Retype only what runs from the first line of the listing to the line holding "(0,0) rectangle (1687,1099);", both included. Do not retype the pictures.

** Start SUPPLIED INFORMATION **

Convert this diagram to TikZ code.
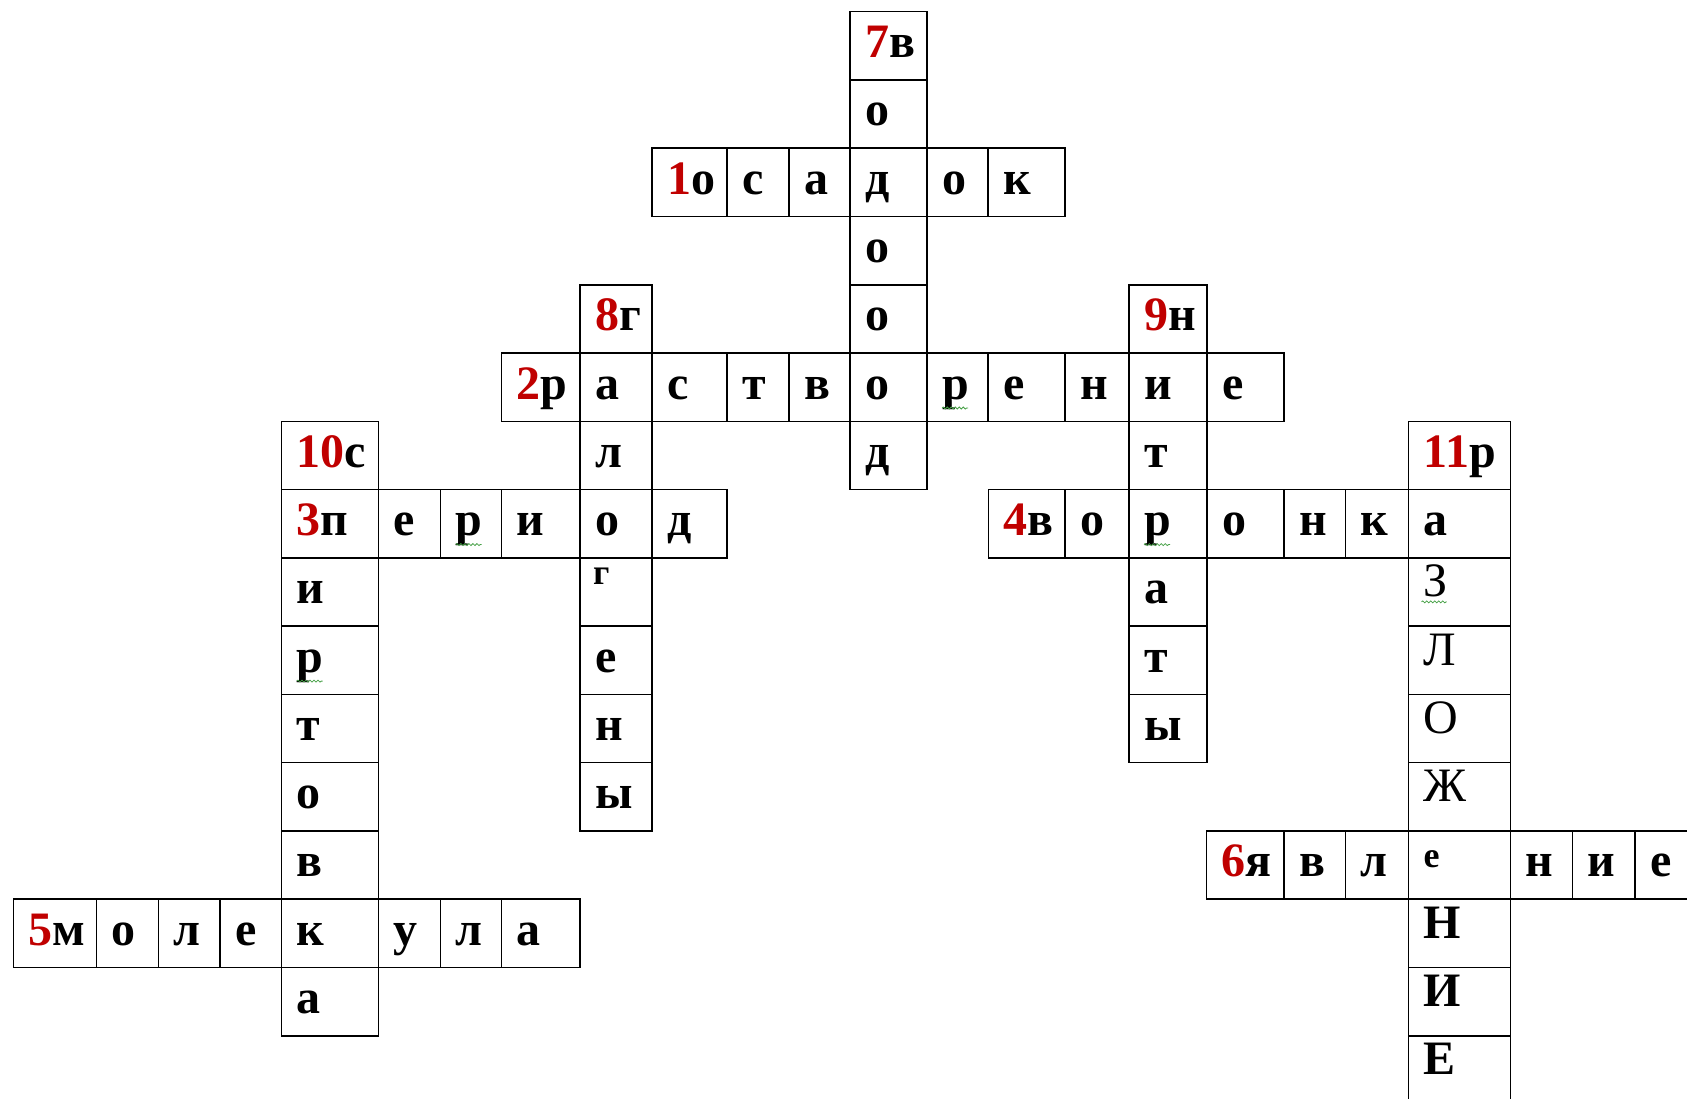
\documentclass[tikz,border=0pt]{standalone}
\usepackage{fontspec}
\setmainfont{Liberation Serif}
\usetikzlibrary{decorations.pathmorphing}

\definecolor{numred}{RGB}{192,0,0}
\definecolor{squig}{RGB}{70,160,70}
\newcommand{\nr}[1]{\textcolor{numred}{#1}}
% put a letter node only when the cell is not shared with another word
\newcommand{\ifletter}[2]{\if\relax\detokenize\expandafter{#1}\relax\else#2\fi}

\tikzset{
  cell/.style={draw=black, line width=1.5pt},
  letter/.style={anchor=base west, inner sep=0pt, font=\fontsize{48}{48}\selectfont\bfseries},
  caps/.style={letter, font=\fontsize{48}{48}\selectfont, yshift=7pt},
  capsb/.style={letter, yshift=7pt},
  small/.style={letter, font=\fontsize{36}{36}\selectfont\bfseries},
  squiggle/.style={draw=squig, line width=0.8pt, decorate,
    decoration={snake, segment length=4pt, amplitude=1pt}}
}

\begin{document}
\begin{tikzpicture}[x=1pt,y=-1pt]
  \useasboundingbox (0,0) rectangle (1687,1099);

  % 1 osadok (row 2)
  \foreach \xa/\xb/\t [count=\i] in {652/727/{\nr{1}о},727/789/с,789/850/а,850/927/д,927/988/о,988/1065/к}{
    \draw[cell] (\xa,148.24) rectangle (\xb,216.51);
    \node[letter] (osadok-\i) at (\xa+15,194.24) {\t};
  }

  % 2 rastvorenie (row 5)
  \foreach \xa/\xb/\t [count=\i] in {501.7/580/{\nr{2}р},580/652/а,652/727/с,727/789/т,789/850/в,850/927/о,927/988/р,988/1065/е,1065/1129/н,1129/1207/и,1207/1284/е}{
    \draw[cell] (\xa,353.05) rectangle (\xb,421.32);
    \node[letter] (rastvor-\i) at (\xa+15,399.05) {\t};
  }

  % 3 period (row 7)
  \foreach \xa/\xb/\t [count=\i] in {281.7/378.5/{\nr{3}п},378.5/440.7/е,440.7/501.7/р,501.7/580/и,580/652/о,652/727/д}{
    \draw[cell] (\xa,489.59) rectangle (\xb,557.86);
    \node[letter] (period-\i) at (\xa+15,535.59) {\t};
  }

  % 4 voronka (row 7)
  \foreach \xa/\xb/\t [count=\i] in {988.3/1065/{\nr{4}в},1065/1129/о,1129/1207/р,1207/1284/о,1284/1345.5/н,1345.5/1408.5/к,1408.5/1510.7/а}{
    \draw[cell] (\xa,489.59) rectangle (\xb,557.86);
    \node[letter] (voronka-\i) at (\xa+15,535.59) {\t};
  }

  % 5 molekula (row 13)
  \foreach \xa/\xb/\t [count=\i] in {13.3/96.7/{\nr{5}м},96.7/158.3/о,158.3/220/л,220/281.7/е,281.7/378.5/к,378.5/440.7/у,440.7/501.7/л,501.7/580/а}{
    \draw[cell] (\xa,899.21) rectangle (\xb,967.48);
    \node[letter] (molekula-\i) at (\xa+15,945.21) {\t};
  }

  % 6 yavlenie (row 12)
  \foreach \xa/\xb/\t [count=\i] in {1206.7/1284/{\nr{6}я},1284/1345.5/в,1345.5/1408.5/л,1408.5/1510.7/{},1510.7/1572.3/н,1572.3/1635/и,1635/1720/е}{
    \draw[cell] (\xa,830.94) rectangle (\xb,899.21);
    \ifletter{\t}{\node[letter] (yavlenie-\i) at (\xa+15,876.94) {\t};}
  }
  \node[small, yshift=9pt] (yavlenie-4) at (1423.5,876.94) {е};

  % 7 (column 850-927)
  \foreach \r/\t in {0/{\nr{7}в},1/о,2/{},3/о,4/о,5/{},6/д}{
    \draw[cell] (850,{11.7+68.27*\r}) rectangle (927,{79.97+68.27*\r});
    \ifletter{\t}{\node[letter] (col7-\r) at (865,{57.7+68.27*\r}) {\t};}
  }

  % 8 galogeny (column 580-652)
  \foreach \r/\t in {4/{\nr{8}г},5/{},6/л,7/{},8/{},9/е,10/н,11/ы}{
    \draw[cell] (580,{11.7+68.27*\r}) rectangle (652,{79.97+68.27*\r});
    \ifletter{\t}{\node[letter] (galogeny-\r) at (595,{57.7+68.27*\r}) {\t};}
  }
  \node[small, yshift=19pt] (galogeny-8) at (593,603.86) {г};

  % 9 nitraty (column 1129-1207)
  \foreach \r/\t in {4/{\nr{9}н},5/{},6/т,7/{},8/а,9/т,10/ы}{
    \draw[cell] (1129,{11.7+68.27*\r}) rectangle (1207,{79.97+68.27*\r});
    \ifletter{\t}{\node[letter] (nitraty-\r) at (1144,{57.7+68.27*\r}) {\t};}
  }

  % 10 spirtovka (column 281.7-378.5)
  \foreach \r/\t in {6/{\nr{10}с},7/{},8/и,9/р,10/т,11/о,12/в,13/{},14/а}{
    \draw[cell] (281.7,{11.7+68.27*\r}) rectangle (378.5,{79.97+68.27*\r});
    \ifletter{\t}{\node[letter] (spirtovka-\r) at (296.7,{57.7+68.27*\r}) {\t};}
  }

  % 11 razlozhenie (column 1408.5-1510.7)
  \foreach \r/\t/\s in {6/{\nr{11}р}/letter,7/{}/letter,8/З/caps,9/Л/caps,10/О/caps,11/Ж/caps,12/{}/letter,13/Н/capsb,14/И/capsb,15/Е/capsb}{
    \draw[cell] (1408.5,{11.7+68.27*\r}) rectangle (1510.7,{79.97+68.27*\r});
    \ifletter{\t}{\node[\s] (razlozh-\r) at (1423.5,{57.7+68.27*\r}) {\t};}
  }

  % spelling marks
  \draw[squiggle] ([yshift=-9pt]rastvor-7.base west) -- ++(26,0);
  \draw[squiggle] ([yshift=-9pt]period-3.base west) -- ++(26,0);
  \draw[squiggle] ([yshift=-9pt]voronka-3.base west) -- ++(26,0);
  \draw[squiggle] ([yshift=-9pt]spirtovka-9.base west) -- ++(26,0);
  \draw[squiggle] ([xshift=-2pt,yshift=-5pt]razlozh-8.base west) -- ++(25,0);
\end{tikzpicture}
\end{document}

** End SUPPLIED INFORMATION **

### SOLUTION TO THE PROBLEM
Convert this diagram to TikZ code.
\documentclass[tikz,border=0pt]{standalone}
\usepackage{fontspec}
\setmainfont{Liberation Serif}
\usetikzlibrary{decorations.pathmorphing}

\definecolor{numred}{RGB}{192,0,0}
\definecolor{squig}{RGB}{70,160,70}
\newcommand{\nr}[1]{\textcolor{numred}{#1}}
% put a letter node only when the cell is not shared with another word
\newcommand{\ifletter}[2]{\if\relax\detokenize\expandafter{#1}\relax\else#2\fi}

\tikzset{
  cell/.style={draw=black, line width=1.5pt},
  letter/.style={anchor=base west, inner sep=0pt, font=\fontsize{48}{48}\selectfont\bfseries},
  caps/.style={letter, font=\fontsize{48}{48}\selectfont, yshift=7pt},
  capsb/.style={letter, yshift=7pt},
  small/.style={letter, font=\fontsize{36}{36}\selectfont\bfseries},
  squiggle/.style={draw=squig, line width=0.8pt, decorate,
    decoration={snake, segment length=4pt, amplitude=1pt}}
}

\begin{document}
\begin{tikzpicture}[x=1pt,y=-1pt]
  \useasboundingbox (0,0) rectangle (1687,1099);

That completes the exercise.